Given [math]\displaystyle{ \mathbb{S}=(\mathbb{F}_{p^n},+,\star) }[/math] a finite semifield, the subsets

[math]\displaystyle{ N_l(\mathbb{S})=\{\alpha\in\mathbb{S} : (\alpha\star x)\star y=\alpha\star(x\star y) }[/math] for all [math]\displaystyle{ x,y\in\mathbb{S}\} }[/math]

[math]\displaystyle{ N_m(\mathbb{S})=\{\alpha\in\mathbb{S} : (x\star\alpha)\star y=x\star(\alpha\star y) }[/math] for all [math]\displaystyle{ x,y\in\mathbb{S}\} }[/math]

[math]\displaystyle{ N_r(\mathbb{S})=\{\alpha\in\mathbb{S} : (x\star y)\star \alpha=x\star(y\star \alpha) }[/math] for all [math]\displaystyle{ x,y\in\mathbb{S}\} }[/math]

are called left, middle and right nucleus of [math]\displaystyle{ \mathbb{S} }[/math].

Properties

Hence two quadratic planar functions [math]\displaystyle{ F,F' }[/math] are isotopic equivalent if their corresponding presemifields are isotopic.
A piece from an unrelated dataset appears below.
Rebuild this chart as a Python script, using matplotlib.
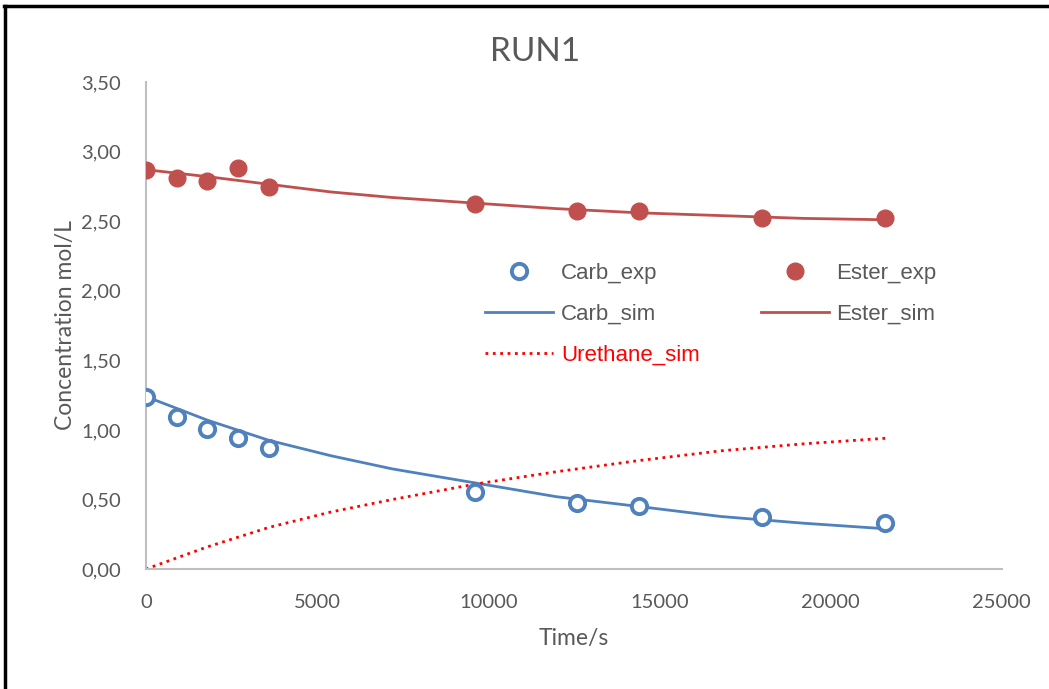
import matplotlib
matplotlib.use('Agg')
import matplotlib.pyplot as plt
from matplotlib.lines import Line2D
from matplotlib.ticker import FuncFormatter

plt.rcParams['font.family'] = ['Lato', 'DejaVu Sans']

# experimental points (time in s)
t_exp = [0, 900, 1800, 2700, 3600, 9600, 12600, 14400, 18000, 21600]
carb_exp = [1.237, 1.093, 1.006, 0.942, 0.870, 0.554, 0.474, 0.453, 0.374, 0.331]
ester_exp = [2.868, 2.811, 2.789, 2.883, 2.746, 2.624, 2.574, 2.574, 2.523, 2.523]

# simulated curves
t_sim = [0, 1800, 3600, 5400, 7200, 9600, 12000, 14400, 16800, 19200, 21600]
carb_sim = [1.24, 1.07, 0.925, 0.815, 0.72, 0.62, 0.52, 0.45, 0.378, 0.33, 0.29]
ester_sim = [2.87, 2.82, 2.765, 2.71, 2.67, 2.63, 2.59, 2.56, 2.54, 2.52, 2.51]
ureth_sim = [0.0, 0.16, 0.30, 0.41, 0.50, 0.61, 0.70, 0.78, 0.85, 0.90, 0.94]

BLUE = '#4f81bd'
RED = '#c0504d'
GREY_TXT = '#595959'

fig = plt.figure(figsize=(10.49, 6.89), dpi=100)
ax = fig.add_axes([0.139, 0.174, 0.816, 0.707])

ax.plot(t_exp, carb_exp, 'o', mfc='white', mec=BLUE, mew=2.8, ms=11, label='Carb_exp', zorder=4)
ax.plot(t_sim, carb_sim, '-', color=BLUE, lw=2, label='Carb_sim')
ax.plot(t_sim, ureth_sim, ':', color='#ff0000', lw=2, label='Urethane_sim')
ax.plot(t_exp, ester_exp, 'o', color=RED, ms=12, label='Ester_exp', zorder=4)
ax.plot(t_sim, ester_sim, '-', color=RED, lw=2, label='Ester_sim')

ax.set_xlim(0, 25000)
ax.set_ylim(0, 3.5)
ax.set_xticks(range(0, 25001, 5000))
ax.set_yticks([i * 0.5 for i in range(8)])
ax.yaxis.set_major_formatter(FuncFormatter(lambda v, p: f'{v:.2f}'.replace('.', ',')))

for s in ['top', 'right']:
    ax.spines[s].set_visible(False)
for s in ['left', 'bottom']:
    ax.spines[s].set_color('#bfbfbf')
    ax.spines[s].set_linewidth(1.5)
ax.tick_params(length=0, labelsize=14.5, colors=GREY_TXT)
ax.tick_params(axis='x', pad=18)
ax.tick_params(axis='y', pad=18)
ax.margins(0)

fig.text(0.51, 0.924, 'RUN1', fontsize=24, color=GREY_TXT, ha='center', va='center')
ax.set_xlabel('Time/s', fontsize=16.5, color=GREY_TXT, labelpad=12)
ax.set_ylabel('Concentration mol/L', fontsize=16.5, color=GREY_TXT, labelpad=4)

leg = ax.legend(ncol=2, loc='upper left', bbox_to_anchor=(0.373, 0.669),
                frameon=False, prop={'family': 'Liberation Sans', 'size': 16},
                handlelength=3.05, handletextpad=0.36, columnspacing=2.75,
                labelspacing=0.88)
for txt in leg.get_texts():
    txt.set_color(GREY_TXT)
    if txt.get_text() == 'Urethane_sim':
        txt.set_color('#ff0000')

# black border remnants on left and top
fig.add_artist(Line2D([0.005, 0.005], [0, 0.992], transform=fig.transFigure, color='black', lw=2.5))
fig.add_artist(Line2D([0.004, 1.0], [0.992, 0.992], transform=fig.transFigure, color='black', lw=2.5))

fig.savefig('out.png', dpi=100)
Moreover, we have:

  • [math]\displaystyle{ F,F' }[/math] are CCZ-equivalent if and only if [math]\displaystyle{ \mathbb{S}_F,\mathbb{S}_{F'} }[/math] are strongly isotopic;
  • for [math]\displaystyle{ n }[/math] odd, isotopic coincides with strongly isotopic;
  • if [math]\displaystyle{ F,F' }[/math] are isotopic equivalent, then there exists a linear map [math]\displaystyle{ L }[/math] such that [math]\displaystyle{ F' }[/math] is EA-equivalent to [math]\displaystyle{ F(x+L(x))-F(x)-F(L(x)) }[/math].